-- start Stored data --

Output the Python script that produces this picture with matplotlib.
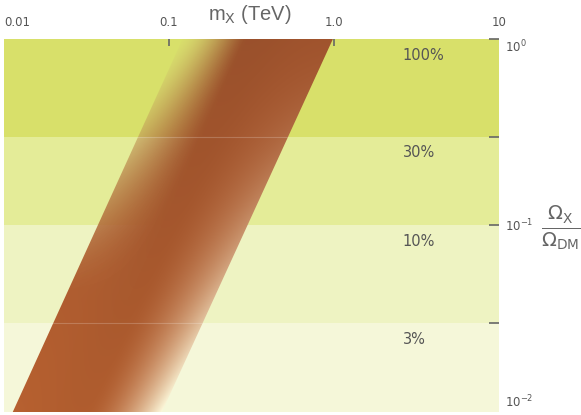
import numpy as np
import matplotlib
matplotlib.use("Agg")
import matplotlib.pyplot as plt
from matplotlib.patches import Polygon

# ---- data ----
band_low = [0.3, 0.1, 0.03, 0.01]
band_high = [1.0, 0.3, 0.1, 0.03]
band_labels = ["100%", "30%", "10%", "3%"]
band_colors = ["#d8e06a", "#e4ec98", "#eef3c2", "#f5f7d9"]

omega_edges = [0.01, 1.0]          # Omega_X / Omega_DM at band ends
mass_left = [0.0113, 0.121]        # TeV, left edge of allowed strip
mass_right = [0.0905, 0.985]       # TeV, right edge of allowed strip

xticks = [0.1, 1.0]
xlabel_pos = [0.01, 0.1, 1.0, 10]
xticklabels = ["0.01", "0.1", "1.0", "10"]
yticks = [1.0, 0.3, 0.1, 0.03]
ytick_labels = {1.0: r"$10^{0}$", 0.1: r"$10^{-1}$", 0.01: r"$10^{-2}$"}

fig = plt.figure(figsize=(5.81, 4.15), dpi=100)
ax = fig.add_axes([4/581, 3/415, 495/581, 373/415])
ax.set_xscale("log")
ax.set_yscale("log")
ax.set_xlim(0.01, 10)
ax.set_ylim(0.01, 1.0)
ax.set_autoscale_on(False)

for lo, hi, c in zip(band_low, band_high, band_colors):
    ax.axhspan(lo, hi, color=c, lw=0, zorder=0)
for lab, hi in zip(band_labels, band_high):
    ax.text(2.6, hi * 0.82, lab, ha="left", va="center", fontsize=10.5,
            color="#555555", zorder=5)

# ---- gradient strip ----
ny, nx = 600, 900
X = np.linspace(-2, 1, nx)
Y = np.linspace(-2, 0, ny)
XX, YY = np.meshgrid(X, Y)
ly0, ly1 = np.log10(omega_edges)
v = np.clip((YY - ly0) / (ly1 - ly0), 0, 1)
lx = np.log10(mass_left[0]) + v * (np.log10(mass_left[1]) - np.log10(mass_left[0]))
rx = np.log10(mass_right[0]) + v * (np.log10(mass_right[1]) - np.log10(mass_right[0]))
u = (XX - lx) / (rx - lx)

top = np.array([0.63, 0.33, 0.18])
bot = np.array([0.72, 0.38, 0.19])
vv = v[..., None]
col = bot * (1 - vv) + top * vv
centre = 1 - 0.04 * np.exp(-((u - 0.45) / 0.3) ** 2)
col = col * centre[..., None]

# bottom-right fade to cream
w = (np.clip((u - 0.5) / 0.5, 0, 1) ** 1.8) * (1 - v) ** 1.6
cream = np.array([0.99, 0.975, 0.86])
col = col * (1 - w[..., None]) + cream * w[..., None]

# top-left fade toward the background
f = (np.clip((0.42 - u) / 0.42, 0, 1) ** 1.3) * (np.clip((v - 0.3) / 0.7, 0, 1) ** 1.5)
light = np.array([0.84, 0.80, 0.47])
col = col * (1 - f[..., None]) + light * f[..., None]
alpha = 1 - 0.9 * f
alpha = np.where((u >= -0.01) & (u <= 1.01), alpha, 0.0)

img = np.dstack([np.clip(col, 0, 1), alpha])
im = ax.imshow(img, extent=[0, 1, 0, 1], transform=ax.transAxes, origin="lower",
               aspect="auto", interpolation="bilinear", zorder=2)
poly = Polygon([(mass_left[0], omega_edges[0]), (mass_left[1], omega_edges[1]),
                (mass_right[1], omega_edges[1]), (mass_right[0], omega_edges[0])],
               closed=True, transform=ax.transData, facecolor="none", edgecolor="none")
ax.add_patch(poly)
im.set_clip_path(poly)

for yb in [0.3, 0.03]:
    ln = ax.axhline(yb, color="white", alpha=0.2, lw=0.8, zorder=3)
    ln.set_clip_path(poly)

ax.set_xlim(0.01, 10)
ax.set_ylim(0.01, 1.0)

# ---- axes styling ----
for s in ax.spines.values():
    s.set_visible(False)
ax.xaxis.set_ticks_position("top")
ax.yaxis.set_ticks_position("right")
ax.set_xticks(xticks)
ax.set_xticklabels([])
ax.set_yticks(yticks)
ax.set_yticklabels([])
ax.minorticks_off()
ax.tick_params(axis="x", direction="in", length=5, width=1.2, color="#666666")
ax.tick_params(axis="y", direction="in", length=7, width=1.2, color="#666666")

for xt, lab in zip(xlabel_pos, xticklabels):
    ha = "left" if xt == 0.01 else "center"
    ax.text(xt, 1.045, lab, transform=ax.get_xaxis_transform(), ha=ha,
            va="center", fontsize=8.5, color="#555555")

ytrans = ax.get_yaxis_transform()
ax.text(1.012, 1.0, ytick_labels[1.0], transform=ytrans, ha="left", va="top",
        fontsize=8.5, color="#555555")
ax.text(1.012, 0.1, ytick_labels[0.1], transform=ytrans, ha="left", va="center",
        fontsize=8.5, color="#555555")
ax.text(1.012, 0.0102, ytick_labels[0.01], transform=ytrans, ha="left", va="bottom",
        fontsize=8.5, color="#555555")

fig.text(250/581, 1 - 14/415, r"m$_{\rm X}$ (TeV)", ha="center", va="center",
         fontsize=14.5, color="#666666", family="Liberation Sans")
fig.text(561/581, 1 - 228/415, r"$\frac{\Omega_{\rm X}}{\Omega_{\rm DM}}$",
         ha="center", va="center", fontsize=20, color="#666666")

fig.savefig("out.png", dpi=100)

-- end Stored data --

— Requirements —
From the first line of the material down to the line containing "mass_right = [0.0905, 0.985]", inclusive, return each line exactly, skipping any picture.

— Reply —
Output the Python script that produces this picture with matplotlib.
import numpy as np
import matplotlib
matplotlib.use("Agg")
import matplotlib.pyplot as plt
from matplotlib.patches import Polygon

# ---- data ----
band_low = [0.3, 0.1, 0.03, 0.01]
band_high = [1.0, 0.3, 0.1, 0.03]
band_labels = ["100%", "30%", "10%", "3%"]
band_colors = ["#d8e06a", "#e4ec98", "#eef3c2", "#f5f7d9"]

omega_edges = [0.01, 1.0]          # Omega_X / Omega_DM at band ends
mass_left = [0.0113, 0.121]        # TeV, left edge of allowed strip
mass_right = [0.0905, 0.985]       # TeV, right edge of allowed strip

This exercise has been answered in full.